- What the task requires: Write the data out again, character for character, with no images.

BEGIN Source material

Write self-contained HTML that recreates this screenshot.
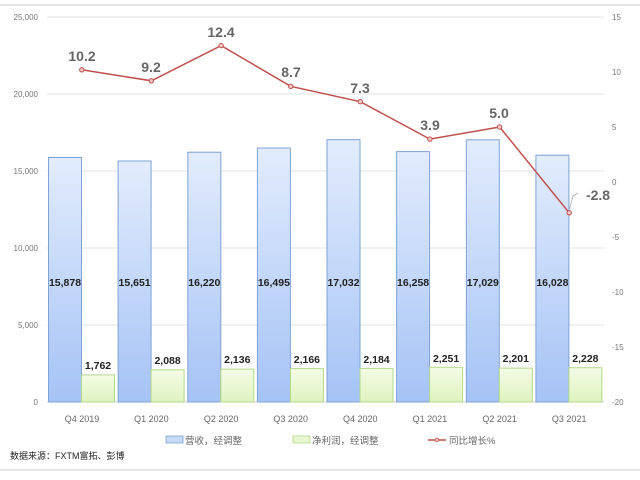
<!DOCTYPE html>
<html><head><meta charset="utf-8"><style>
html,body{margin:0;padding:0;background:#fff;}
svg{display:block;font-family:"Liberation Sans","Noto Sans CJK SC",sans-serif;}
</style></head><body>
<svg width="640" height="480" viewBox="0 0 640 480">
<defs>
<linearGradient id="gb" x1="0" y1="0" x2="0" y2="1"><stop offset="0" stop-color="#e2ecfc"/><stop offset="1" stop-color="#a5c3f5"/></linearGradient>
<linearGradient id="gg" x1="0" y1="0" x2="0" y2="1"><stop offset="0" stop-color="#f4fbe6"/><stop offset="1" stop-color="#dff3c0"/></linearGradient>
</defs>
<line x1="0" y1="5" x2="640" y2="5" stroke="#e6e6e6" stroke-width="2"/>
<line x1="0" y1="470" x2="640" y2="470" stroke="#e6e6e6" stroke-width="2"/>
<g stroke="#e0e0e0" stroke-width="1">
<line x1="47" y1="17" x2="604" y2="17"/><line x1="47" y1="94" x2="604" y2="94"/>
<line x1="47" y1="171" x2="604" y2="171"/><line x1="47" y1="248" x2="604" y2="248"/>
<line x1="47" y1="325" x2="604" y2="325"/><line x1="47" y1="402" x2="604" y2="402" stroke="#d0d0d0"/>
</g>
<g font-size="8" fill="#777" text-anchor="end">
<text x="38" y="20">25,000</text><text x="38" y="97">20,000</text><text x="38" y="174">15,000</text>
<text x="38" y="251">10,000</text><text x="38" y="328">5,000</text><text x="38" y="405">0</text>
</g>
<g font-size="8" fill="#777" text-anchor="start">
<text x="612" y="20">15</text><text x="612" y="75">10</text><text x="612" y="130">5</text><text x="612" y="185">0</text>
<text x="612" y="240">-5</text><text x="612" y="295">-10</text><text x="612" y="350">-15</text><text x="612" y="405">-20</text>
</g>
<g stroke="#7fa3d6" stroke-width="1" fill="url(#gb)">
<rect x="48.5" y="157.5" width="33" height="244.5"/>
<rect x="118.1" y="161" width="33" height="241"/>
<rect x="187.8" y="152.2" width="33" height="249.8"/>
<rect x="257.4" y="148" width="33" height="254"/>
<rect x="327" y="139.7" width="33" height="262.3"/>
<rect x="396.6" y="151.6" width="33" height="250.4"/>
<rect x="466.3" y="139.8" width="33" height="262.2"/>
<rect x="535.9" y="155.2" width="33" height="246.8"/>
</g>
<g stroke="#b5d98a" stroke-width="1" fill="url(#gg)">
<rect x="81.5" y="374.9" width="33" height="27.1"/>
<rect x="151.1" y="369.8" width="33" height="32.2"/>
<rect x="220.8" y="369.1" width="33" height="32.9"/>
<rect x="290.4" y="368.6" width="33" height="33.4"/>
<rect x="360" y="368.4" width="33" height="33.6"/>
<rect x="429.6" y="367.3" width="33" height="34.7"/>
<rect x="499.3" y="368.1" width="33" height="33.9"/>
<rect x="568.9" y="367.7" width="33" height="34.3"/>
</g>
<g font-size="10.5" font-weight="bold" fill="#222" text-anchor="middle">
<text x="65" y="286">15,878</text><text x="134.6" y="286">15,651</text><text x="204.3" y="286">16,220</text>
<text x="273.9" y="286">16,495</text><text x="343.5" y="286">17,032</text><text x="413.1" y="286">16,258</text>
<text x="482.8" y="286">17,029</text><text x="552.4" y="286">16,028</text>
<text x="98" y="369">1,762</text><text x="167.6" y="364">2,088</text><text x="237.3" y="363">2,136</text>
<text x="306.9" y="363">2,166</text><text x="376.5" y="363">2,184</text><text x="446.1" y="362">2,251</text>
<text x="515.8" y="362">2,201</text><text x="585.4" y="362">2,228</text>
</g>
<polyline fill="none" stroke="#c0504d" stroke-width="1.5" points="81.8,69.8 151.4,80.8 221.1,45.6 290.7,86.3 360.3,101.7 429.9,139.1 499.6,127 569.2,212.8"/>
<g fill="#f4c7c6" stroke="#c0504d" stroke-width="1">
<circle cx="81.8" cy="69.8" r="2.2"/><circle cx="151.4" cy="80.8" r="2.2"/><circle cx="221.1" cy="45.6" r="2.2"/>
<circle cx="290.7" cy="86.3" r="2.2"/><circle cx="360.3" cy="101.7" r="2.2"/><circle cx="429.9" cy="139.1" r="2.2"/>
<circle cx="499.6" cy="127" r="2.2"/><circle cx="569.2" cy="212.8" r="2.2"/>
</g>
<g font-size="14" font-weight="bold" fill="#666" text-anchor="middle">
<text x="82" y="61">10.2</text><text x="151" y="72">9.2</text><text x="221" y="37">12.4</text>
<text x="291" y="77">8.7</text><text x="360" y="93">7.3</text><text x="430" y="130">3.9</text>
<text x="499" y="118">5.0</text><text x="598" y="200">-2.8</text>
</g>
<path d="M569.5,209 L573,196 L578,193" fill="none" stroke="#aaa" stroke-width="0.8"/>
<g font-size="9" fill="#666" text-anchor="middle">
<text x="82" y="422">Q4 2019</text><text x="151.4" y="422">Q1 2020</text><text x="221.1" y="422">Q2 2020</text>
<text x="290.7" y="422">Q3 2020</text><text x="360.3" y="422">Q4 2020</text><text x="429.9" y="422">Q1 2021</text>
<text x="499.6" y="422">Q2 2021</text><text x="569.2" y="422">Q3 2021</text>
</g>
<rect x="166" y="436" width="17" height="7" fill="#c6d9f7" stroke="#7fa3d6" stroke-width="0.8"/>
<text x="185" y="444" font-size="9.5" fill="#666">营收，经调整</text>
<rect x="293" y="436" width="17" height="7" fill="#e8f6d2" stroke="#b5d98a" stroke-width="0.8"/>
<text x="312" y="444" font-size="9.5" fill="#666">净利润，经调整</text>
<line x1="428" y1="440" x2="446" y2="440" stroke="#c0504d" stroke-width="1.5"/>
<circle cx="437" cy="440" r="1.8" fill="#f4c7c6" stroke="#c0504d" stroke-width="0.8"/>
<text x="449" y="444" font-size="9.5" fill="#666">同比增长%</text>
<text x="10" y="459" font-size="9" fill="#222">数据来源：FXTM富拓、彭博</text>
</svg>
</body></html>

END Source material

- Written answer:
Write self-contained HTML that recreates this screenshot.
<!DOCTYPE html>
<html><head><meta charset="utf-8"><style>
html,body{margin:0;padding:0;background:#fff;}
svg{display:block;font-family:"Liberation Sans","Noto Sans CJK SC",sans-serif;}
</style></head><body>
<svg width="640" height="480" viewBox="0 0 640 480">
<defs>
<linearGradient id="gb" x1="0" y1="0" x2="0" y2="1"><stop offset="0" stop-color="#e2ecfc"/><stop offset="1" stop-color="#a5c3f5"/></linearGradient>
<linearGradient id="gg" x1="0" y1="0" x2="0" y2="1"><stop offset="0" stop-color="#f4fbe6"/><stop offset="1" stop-color="#dff3c0"/></linearGradient>
</defs>
<line x1="0" y1="5" x2="640" y2="5" stroke="#e6e6e6" stroke-width="2"/>
<line x1="0" y1="470" x2="640" y2="470" stroke="#e6e6e6" stroke-width="2"/>
<g stroke="#e0e0e0" stroke-width="1">
<line x1="47" y1="17" x2="604" y2="17"/><line x1="47" y1="94" x2="604" y2="94"/>
<line x1="47" y1="171" x2="604" y2="171"/><line x1="47" y1="248" x2="604" y2="248"/>
<line x1="47" y1="325" x2="604" y2="325"/><line x1="47" y1="402" x2="604" y2="402" stroke="#d0d0d0"/>
</g>
<g font-size="8" fill="#777" text-anchor="end">
<text x="38" y="20">25,000</text><text x="38" y="97">20,000</text><text x="38" y="174">15,000</text>
<text x="38" y="251">10,000</text><text x="38" y="328">5,000</text><text x="38" y="405">0</text>
</g>
<g font-size="8" fill="#777" text-anchor="start">
<text x="612" y="20">15</text><text x="612" y="75">10</text><text x="612" y="130">5</text><text x="612" y="185">0</text>
<text x="612" y="240">-5</text><text x="612" y="295">-10</text><text x="612" y="350">-15</text><text x="612" y="405">-20</text>
</g>
<g stroke="#7fa3d6" stroke-width="1" fill="url(#gb)">
<rect x="48.5" y="157.5" width="33" height="244.5"/>
<rect x="118.1" y="161" width="33" height="241"/>
<rect x="187.8" y="152.2" width="33" height="249.8"/>
<rect x="257.4" y="148" width="33" height="254"/>
<rect x="327" y="139.7" width="33" height="262.3"/>
<rect x="396.6" y="151.6" width="33" height="250.4"/>
<rect x="466.3" y="139.8" width="33" height="262.2"/>
<rect x="535.9" y="155.2" width="33" height="246.8"/>
</g>
<g stroke="#b5d98a" stroke-width="1" fill="url(#gg)">
<rect x="81.5" y="374.9" width="33" height="27.1"/>
<rect x="151.1" y="369.8" width="33" height="32.2"/>
<rect x="220.8" y="369.1" width="33" height="32.9"/>
<rect x="290.4" y="368.6" width="33" height="33.4"/>
<rect x="360" y="368.4" width="33" height="33.6"/>
<rect x="429.6" y="367.3" width="33" height="34.7"/>
<rect x="499.3" y="368.1" width="33" height="33.9"/>
<rect x="568.9" y="367.7" width="33" height="34.3"/>
</g>
<g font-size="10.5" font-weight="bold" fill="#222" text-anchor="middle">
<text x="65" y="286">15,878</text><text x="134.6" y="286">15,651</text><text x="204.3" y="286">16,220</text>
<text x="273.9" y="286">16,495</text><text x="343.5" y="286">17,032</text><text x="413.1" y="286">16,258</text>
<text x="482.8" y="286">17,029</text><text x="552.4" y="286">16,028</text>
<text x="98" y="369">1,762</text><text x="167.6" y="364">2,088</text><text x="237.3" y="363">2,136</text>
<text x="306.9" y="363">2,166</text><text x="376.5" y="363">2,184</text><text x="446.1" y="362">2,251</text>
<text x="515.8" y="362">2,201</text><text x="585.4" y="362">2,228</text>
</g>
<polyline fill="none" stroke="#c0504d" stroke-width="1.5" points="81.8,69.8 151.4,80.8 221.1,45.6 290.7,86.3 360.3,101.7 429.9,139.1 499.6,127 569.2,212.8"/>
<g fill="#f4c7c6" stroke="#c0504d" stroke-width="1">
<circle cx="81.8" cy="69.8" r="2.2"/><circle cx="151.4" cy="80.8" r="2.2"/><circle cx="221.1" cy="45.6" r="2.2"/>
<circle cx="290.7" cy="86.3" r="2.2"/><circle cx="360.3" cy="101.7" r="2.2"/><circle cx="429.9" cy="139.1" r="2.2"/>
<circle cx="499.6" cy="127" r="2.2"/><circle cx="569.2" cy="212.8" r="2.2"/>
</g>
<g font-size="14" font-weight="bold" fill="#666" text-anchor="middle">
<text x="82" y="61">10.2</text><text x="151" y="72">9.2</text><text x="221" y="37">12.4</text>
<text x="291" y="77">8.7</text><text x="360" y="93">7.3</text><text x="430" y="130">3.9</text>
<text x="499" y="118">5.0</text><text x="598" y="200">-2.8</text>
</g>
<path d="M569.5,209 L573,196 L578,193" fill="none" stroke="#aaa" stroke-width="0.8"/>
<g font-size="9" fill="#666" text-anchor="middle">
<text x="82" y="422">Q4 2019</text><text x="151.4" y="422">Q1 2020</text><text x="221.1" y="422">Q2 2020</text>
<text x="290.7" y="422">Q3 2020</text><text x="360.3" y="422">Q4 2020</text><text x="429.9" y="422">Q1 2021</text>
<text x="499.6" y="422">Q2 2021</text><text x="569.2" y="422">Q3 2021</text>
</g>
<rect x="166" y="436" width="17" height="7" fill="#c6d9f7" stroke="#7fa3d6" stroke-width="0.8"/>
<text x="185" y="444" font-size="9.5" fill="#666">营收，经调整</text>
<rect x="293" y="436" width="17" height="7" fill="#e8f6d2" stroke="#b5d98a" stroke-width="0.8"/>
<text x="312" y="444" font-size="9.5" fill="#666">净利润，经调整</text>
<line x1="428" y1="440" x2="446" y2="440" stroke="#c0504d" stroke-width="1.5"/>
<circle cx="437" cy="440" r="1.8" fill="#f4c7c6" stroke="#c0504d" stroke-width="0.8"/>
<text x="449" y="444" font-size="9.5" fill="#666">同比增长%</text>
<text x="10" y="459" font-size="9" fill="#222">数据来源：FXTM富拓、彭博</text>
</svg>
</body></html>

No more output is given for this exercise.